The Montrose District was a management district located in Houston, Texas, United States. The land was governed by the Montrose Management District.

The approximate boundaries of the district were Dallas Street (north), U.S. Route 59 (Southwest Freeway) (South), Montrose Boulevard (west), and Burlington and Taft Streets (East).

The Texas Legislature created the East Montrose Management District in 2005. In 2009 the West Montrose Management District opened, after a previous attempt had failed. The West Montrose district had a special provision which allowed it to merge with the East Montrose district. In February 2011 the boards of the districts agreed to consolidate the districts.

In October 2011 a group of business owners, called "Stop the District!", advocated for the dissolution of the district.
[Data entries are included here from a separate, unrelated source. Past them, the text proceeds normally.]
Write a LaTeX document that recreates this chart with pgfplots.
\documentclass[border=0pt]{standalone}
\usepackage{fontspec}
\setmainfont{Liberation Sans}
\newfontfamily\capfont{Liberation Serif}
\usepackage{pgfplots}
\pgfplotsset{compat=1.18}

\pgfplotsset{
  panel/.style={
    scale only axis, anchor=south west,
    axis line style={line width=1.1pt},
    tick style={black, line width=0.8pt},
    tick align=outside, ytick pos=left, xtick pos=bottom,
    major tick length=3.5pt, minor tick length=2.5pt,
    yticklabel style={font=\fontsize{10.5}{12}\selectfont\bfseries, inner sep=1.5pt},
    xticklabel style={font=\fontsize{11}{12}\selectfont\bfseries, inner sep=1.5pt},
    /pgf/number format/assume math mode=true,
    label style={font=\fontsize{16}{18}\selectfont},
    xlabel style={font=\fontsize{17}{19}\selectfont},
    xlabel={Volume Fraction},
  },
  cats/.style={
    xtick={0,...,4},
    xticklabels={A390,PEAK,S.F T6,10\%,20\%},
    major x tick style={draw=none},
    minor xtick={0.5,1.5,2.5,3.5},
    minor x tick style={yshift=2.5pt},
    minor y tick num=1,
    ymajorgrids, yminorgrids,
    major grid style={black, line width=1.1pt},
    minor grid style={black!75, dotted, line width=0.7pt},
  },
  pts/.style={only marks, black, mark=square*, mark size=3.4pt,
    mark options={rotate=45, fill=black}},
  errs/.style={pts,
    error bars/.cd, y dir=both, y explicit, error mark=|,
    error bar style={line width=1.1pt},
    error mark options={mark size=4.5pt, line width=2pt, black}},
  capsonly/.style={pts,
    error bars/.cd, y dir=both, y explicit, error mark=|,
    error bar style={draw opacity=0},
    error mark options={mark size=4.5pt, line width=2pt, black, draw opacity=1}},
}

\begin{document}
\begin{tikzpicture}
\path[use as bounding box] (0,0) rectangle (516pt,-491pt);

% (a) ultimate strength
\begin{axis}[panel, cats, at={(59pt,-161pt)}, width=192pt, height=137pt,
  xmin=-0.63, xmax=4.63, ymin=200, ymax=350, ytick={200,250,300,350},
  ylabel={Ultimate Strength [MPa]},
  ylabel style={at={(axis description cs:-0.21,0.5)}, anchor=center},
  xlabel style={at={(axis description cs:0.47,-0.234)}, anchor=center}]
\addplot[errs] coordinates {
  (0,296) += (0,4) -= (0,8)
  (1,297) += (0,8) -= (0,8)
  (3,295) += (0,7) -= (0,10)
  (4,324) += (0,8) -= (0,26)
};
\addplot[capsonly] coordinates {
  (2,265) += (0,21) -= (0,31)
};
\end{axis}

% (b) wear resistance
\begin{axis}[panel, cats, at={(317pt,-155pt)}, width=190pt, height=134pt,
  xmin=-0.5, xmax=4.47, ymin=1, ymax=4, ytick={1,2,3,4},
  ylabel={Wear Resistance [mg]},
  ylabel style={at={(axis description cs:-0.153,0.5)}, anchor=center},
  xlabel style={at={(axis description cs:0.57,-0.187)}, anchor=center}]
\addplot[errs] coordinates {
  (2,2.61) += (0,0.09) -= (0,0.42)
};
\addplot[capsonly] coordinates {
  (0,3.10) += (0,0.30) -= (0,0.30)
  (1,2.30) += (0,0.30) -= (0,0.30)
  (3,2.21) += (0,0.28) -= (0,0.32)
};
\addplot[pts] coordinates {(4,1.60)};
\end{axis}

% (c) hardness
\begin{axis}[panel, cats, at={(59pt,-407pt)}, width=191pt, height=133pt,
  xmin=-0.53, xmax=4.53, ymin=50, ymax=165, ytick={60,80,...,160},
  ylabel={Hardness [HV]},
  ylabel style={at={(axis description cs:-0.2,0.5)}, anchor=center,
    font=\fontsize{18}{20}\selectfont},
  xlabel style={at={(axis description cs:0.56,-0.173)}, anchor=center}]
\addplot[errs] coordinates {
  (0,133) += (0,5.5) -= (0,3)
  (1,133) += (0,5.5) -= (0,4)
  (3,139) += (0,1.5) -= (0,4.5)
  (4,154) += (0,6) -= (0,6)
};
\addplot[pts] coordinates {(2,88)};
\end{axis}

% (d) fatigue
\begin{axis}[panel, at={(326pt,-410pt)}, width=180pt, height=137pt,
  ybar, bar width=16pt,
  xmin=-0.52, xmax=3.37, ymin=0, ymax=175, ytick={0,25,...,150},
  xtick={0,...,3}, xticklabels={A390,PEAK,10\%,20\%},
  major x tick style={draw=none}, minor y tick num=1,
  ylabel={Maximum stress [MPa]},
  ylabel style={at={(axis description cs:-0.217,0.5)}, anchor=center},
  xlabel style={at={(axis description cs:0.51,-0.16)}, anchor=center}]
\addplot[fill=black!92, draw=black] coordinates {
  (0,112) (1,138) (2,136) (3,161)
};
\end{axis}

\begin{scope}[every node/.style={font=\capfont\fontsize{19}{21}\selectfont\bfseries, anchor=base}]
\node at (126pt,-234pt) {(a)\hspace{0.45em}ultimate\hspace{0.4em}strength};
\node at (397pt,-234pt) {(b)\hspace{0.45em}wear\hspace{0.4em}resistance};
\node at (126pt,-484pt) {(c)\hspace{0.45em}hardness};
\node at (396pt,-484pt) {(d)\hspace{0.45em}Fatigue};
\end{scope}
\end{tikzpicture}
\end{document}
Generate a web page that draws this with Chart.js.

The district's board voted for its dissolution in 2018.

==Cityscape: Commercial And Residential==
The district's boundaries are South Shepherd to the west, Spur 507 and Taft to the east, U.S. Route 59 (Southwest Freeway) and Binz to the south, and West Dallas Street to the north. About 1,400 commercial properties are within the district.

Montrose is one of the older neighborhoods of Houston.

==Government==
The district had a 12.5 cent tax levied per $100 of a business's property value. The district uses the funds for business development, cultural promotion, public safety, planning of transportation, and visual improvements.

==Education==
The district was within the Houston Independent School District.

Much of the district was served by Lanier Middle School, within the district. Other parts were served by the Gregory-Lincoln Education Center. At the time of dissolution, a small portion was served by Cullen Middle School; this was formerly zoned to Ryan Middle School.

Lamar High School served the entire district.